TASK:
Read the records below. Copy each line where the string "TypeScript" occurs.

EXTRACTED INFORMATION:
————
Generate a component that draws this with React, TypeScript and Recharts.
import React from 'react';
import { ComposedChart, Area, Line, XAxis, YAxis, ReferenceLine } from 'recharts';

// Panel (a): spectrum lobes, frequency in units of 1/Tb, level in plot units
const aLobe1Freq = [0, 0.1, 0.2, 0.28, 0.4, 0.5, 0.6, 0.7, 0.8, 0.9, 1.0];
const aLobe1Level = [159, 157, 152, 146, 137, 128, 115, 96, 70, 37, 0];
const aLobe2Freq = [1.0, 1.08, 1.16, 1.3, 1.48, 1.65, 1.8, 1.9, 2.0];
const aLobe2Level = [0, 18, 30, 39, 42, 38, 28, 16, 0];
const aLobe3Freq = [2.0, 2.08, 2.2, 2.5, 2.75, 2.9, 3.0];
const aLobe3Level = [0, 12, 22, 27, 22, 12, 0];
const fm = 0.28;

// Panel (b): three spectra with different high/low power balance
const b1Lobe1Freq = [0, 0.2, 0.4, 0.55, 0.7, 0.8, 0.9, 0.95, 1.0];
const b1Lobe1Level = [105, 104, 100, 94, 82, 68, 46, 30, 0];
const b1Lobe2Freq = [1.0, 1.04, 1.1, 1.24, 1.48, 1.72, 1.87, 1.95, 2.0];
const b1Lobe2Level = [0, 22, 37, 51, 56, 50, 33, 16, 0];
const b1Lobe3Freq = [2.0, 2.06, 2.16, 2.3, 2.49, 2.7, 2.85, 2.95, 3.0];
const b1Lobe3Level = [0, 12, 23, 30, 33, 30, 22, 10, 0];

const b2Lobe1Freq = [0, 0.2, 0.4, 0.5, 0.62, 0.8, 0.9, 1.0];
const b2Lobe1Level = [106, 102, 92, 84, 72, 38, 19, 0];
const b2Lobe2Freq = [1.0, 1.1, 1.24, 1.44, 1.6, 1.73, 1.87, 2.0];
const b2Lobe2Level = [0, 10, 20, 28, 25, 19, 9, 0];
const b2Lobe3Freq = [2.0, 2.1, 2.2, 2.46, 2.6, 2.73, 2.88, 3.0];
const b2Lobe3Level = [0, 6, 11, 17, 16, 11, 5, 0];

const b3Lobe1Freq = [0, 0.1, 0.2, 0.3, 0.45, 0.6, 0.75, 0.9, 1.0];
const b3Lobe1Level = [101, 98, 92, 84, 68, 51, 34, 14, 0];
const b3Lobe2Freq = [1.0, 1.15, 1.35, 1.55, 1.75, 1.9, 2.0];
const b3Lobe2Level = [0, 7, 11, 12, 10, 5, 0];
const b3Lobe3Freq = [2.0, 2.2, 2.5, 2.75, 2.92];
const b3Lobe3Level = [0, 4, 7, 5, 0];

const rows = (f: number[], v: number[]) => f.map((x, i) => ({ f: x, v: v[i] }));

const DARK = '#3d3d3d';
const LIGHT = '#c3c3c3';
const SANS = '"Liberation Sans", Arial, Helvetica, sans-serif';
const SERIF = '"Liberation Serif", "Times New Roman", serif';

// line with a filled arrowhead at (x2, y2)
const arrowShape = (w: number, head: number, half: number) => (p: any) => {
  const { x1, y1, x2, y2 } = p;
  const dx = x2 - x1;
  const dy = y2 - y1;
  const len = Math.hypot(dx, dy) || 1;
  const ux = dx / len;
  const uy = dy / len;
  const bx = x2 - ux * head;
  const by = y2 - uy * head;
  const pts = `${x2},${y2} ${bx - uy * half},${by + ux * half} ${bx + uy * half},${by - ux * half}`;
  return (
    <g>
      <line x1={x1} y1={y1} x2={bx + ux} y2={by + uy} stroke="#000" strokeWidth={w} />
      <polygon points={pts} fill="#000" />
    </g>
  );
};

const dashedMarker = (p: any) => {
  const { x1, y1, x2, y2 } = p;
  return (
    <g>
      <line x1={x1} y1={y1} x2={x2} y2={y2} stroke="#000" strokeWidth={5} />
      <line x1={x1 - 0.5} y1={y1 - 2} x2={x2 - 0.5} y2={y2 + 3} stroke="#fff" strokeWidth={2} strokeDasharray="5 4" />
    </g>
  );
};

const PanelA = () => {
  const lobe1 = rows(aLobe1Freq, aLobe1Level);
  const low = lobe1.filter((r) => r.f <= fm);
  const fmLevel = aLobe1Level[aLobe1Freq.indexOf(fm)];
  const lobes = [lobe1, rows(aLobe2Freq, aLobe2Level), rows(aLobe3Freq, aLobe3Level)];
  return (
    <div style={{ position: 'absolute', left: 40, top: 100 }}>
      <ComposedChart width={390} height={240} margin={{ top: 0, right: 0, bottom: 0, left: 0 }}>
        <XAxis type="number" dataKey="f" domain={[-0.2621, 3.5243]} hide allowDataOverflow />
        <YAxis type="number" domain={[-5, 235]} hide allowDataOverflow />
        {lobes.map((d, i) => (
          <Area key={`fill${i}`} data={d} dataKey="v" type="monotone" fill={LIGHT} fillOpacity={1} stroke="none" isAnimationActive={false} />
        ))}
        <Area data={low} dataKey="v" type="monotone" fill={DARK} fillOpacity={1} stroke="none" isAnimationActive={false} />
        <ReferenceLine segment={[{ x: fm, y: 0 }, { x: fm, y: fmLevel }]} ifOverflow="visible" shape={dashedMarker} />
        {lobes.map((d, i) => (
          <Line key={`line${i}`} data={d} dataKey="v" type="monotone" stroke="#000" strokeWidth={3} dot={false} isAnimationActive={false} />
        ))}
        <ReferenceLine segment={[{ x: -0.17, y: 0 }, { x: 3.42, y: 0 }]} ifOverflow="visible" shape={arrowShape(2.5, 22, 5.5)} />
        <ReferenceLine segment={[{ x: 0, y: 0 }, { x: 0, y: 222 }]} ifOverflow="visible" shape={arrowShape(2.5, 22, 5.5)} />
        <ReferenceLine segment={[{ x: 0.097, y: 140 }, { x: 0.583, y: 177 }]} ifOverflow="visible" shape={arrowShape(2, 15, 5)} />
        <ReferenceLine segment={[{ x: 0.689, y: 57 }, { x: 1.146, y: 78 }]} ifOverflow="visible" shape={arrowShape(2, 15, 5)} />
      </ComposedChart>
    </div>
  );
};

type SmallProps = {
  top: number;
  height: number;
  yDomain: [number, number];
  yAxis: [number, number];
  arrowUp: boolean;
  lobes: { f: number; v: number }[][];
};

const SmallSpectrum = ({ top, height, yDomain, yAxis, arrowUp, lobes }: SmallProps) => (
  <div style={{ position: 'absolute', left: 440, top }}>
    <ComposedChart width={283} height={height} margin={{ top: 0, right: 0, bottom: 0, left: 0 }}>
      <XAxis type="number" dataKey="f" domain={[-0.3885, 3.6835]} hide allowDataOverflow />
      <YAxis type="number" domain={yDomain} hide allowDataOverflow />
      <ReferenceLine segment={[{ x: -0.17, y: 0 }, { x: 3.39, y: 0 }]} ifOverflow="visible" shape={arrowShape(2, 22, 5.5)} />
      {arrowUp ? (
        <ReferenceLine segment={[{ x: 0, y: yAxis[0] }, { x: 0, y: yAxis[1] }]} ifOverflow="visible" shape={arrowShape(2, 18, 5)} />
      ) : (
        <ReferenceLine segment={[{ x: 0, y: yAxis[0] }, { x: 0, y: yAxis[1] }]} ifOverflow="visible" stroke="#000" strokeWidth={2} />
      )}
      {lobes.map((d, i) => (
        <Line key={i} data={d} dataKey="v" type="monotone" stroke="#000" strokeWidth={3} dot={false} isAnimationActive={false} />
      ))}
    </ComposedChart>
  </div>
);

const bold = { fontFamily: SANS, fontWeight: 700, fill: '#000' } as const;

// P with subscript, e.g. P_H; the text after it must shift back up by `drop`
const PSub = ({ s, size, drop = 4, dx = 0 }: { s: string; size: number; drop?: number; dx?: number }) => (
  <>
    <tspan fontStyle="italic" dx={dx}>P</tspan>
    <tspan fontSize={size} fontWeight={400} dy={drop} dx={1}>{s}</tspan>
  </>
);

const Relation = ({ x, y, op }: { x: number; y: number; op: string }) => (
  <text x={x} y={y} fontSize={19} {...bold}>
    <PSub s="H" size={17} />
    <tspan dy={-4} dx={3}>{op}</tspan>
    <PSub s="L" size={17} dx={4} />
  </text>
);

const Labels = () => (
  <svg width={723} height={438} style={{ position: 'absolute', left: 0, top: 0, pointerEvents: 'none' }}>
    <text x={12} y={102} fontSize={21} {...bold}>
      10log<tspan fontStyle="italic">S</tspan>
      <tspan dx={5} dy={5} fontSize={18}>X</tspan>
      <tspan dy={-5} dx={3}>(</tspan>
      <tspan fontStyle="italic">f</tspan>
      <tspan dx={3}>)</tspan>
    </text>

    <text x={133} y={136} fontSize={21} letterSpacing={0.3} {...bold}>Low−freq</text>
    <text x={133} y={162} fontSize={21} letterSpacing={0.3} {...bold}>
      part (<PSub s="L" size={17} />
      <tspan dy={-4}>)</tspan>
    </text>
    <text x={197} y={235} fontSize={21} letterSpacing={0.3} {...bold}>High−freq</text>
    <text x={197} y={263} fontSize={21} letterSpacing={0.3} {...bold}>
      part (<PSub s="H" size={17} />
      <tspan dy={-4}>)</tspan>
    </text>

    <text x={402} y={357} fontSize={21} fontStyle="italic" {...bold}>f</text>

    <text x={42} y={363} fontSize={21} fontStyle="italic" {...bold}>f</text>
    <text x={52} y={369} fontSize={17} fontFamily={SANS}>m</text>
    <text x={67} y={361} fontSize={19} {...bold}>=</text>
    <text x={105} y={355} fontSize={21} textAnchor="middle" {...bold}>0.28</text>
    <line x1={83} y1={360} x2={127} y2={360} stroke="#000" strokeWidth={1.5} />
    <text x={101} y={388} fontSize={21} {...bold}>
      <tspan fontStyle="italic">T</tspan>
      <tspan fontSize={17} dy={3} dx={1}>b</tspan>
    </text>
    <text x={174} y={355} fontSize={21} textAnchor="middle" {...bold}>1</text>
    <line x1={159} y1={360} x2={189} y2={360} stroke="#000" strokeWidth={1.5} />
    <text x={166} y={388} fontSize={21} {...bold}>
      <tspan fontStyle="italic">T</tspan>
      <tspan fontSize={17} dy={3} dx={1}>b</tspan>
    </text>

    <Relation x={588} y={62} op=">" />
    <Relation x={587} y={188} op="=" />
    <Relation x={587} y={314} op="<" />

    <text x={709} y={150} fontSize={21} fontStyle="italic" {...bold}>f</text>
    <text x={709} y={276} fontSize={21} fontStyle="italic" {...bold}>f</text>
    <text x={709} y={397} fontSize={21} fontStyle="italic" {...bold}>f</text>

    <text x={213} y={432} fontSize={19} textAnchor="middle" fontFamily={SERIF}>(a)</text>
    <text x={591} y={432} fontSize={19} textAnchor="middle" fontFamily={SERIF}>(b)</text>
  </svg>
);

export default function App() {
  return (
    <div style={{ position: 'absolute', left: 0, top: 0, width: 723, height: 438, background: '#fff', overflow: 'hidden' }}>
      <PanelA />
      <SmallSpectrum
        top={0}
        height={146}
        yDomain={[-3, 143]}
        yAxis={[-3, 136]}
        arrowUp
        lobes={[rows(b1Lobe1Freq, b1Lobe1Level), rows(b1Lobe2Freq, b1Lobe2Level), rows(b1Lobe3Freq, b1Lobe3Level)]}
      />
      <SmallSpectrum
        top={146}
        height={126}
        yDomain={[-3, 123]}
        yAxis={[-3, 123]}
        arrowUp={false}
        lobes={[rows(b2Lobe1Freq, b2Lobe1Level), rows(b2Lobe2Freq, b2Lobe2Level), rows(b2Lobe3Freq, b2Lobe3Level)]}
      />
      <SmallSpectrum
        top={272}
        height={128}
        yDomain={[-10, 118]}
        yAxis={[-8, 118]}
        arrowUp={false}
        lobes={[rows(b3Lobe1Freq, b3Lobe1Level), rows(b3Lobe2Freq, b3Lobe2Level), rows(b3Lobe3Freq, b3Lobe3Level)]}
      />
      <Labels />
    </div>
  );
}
————
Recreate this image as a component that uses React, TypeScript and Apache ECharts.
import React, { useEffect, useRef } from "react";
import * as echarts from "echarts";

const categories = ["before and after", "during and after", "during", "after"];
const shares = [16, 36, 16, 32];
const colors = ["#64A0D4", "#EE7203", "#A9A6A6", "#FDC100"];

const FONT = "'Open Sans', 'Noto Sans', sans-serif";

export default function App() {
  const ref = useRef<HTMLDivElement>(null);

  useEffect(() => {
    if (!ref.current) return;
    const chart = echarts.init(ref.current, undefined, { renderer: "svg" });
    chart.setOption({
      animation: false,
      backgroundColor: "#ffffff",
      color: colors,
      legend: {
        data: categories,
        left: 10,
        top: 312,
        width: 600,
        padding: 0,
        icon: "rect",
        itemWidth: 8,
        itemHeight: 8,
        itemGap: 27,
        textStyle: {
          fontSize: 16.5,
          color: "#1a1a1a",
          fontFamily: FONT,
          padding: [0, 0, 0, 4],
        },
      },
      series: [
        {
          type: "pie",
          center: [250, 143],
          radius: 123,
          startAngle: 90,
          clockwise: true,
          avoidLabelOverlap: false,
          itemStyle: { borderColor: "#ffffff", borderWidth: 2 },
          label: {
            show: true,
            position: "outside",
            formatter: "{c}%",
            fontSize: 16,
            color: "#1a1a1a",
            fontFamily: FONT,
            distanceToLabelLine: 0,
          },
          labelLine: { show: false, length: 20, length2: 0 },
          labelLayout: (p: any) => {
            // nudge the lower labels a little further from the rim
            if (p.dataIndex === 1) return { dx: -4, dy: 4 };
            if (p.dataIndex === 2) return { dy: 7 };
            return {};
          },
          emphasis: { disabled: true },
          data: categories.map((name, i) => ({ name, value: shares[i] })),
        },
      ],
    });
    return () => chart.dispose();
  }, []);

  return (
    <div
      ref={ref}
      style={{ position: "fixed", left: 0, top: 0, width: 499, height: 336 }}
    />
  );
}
————
SOLVED EXERCISE:
Generate a component that draws this with React, TypeScript and Recharts.
Recreate this image as a component that uses React, TypeScript and Apache ECharts.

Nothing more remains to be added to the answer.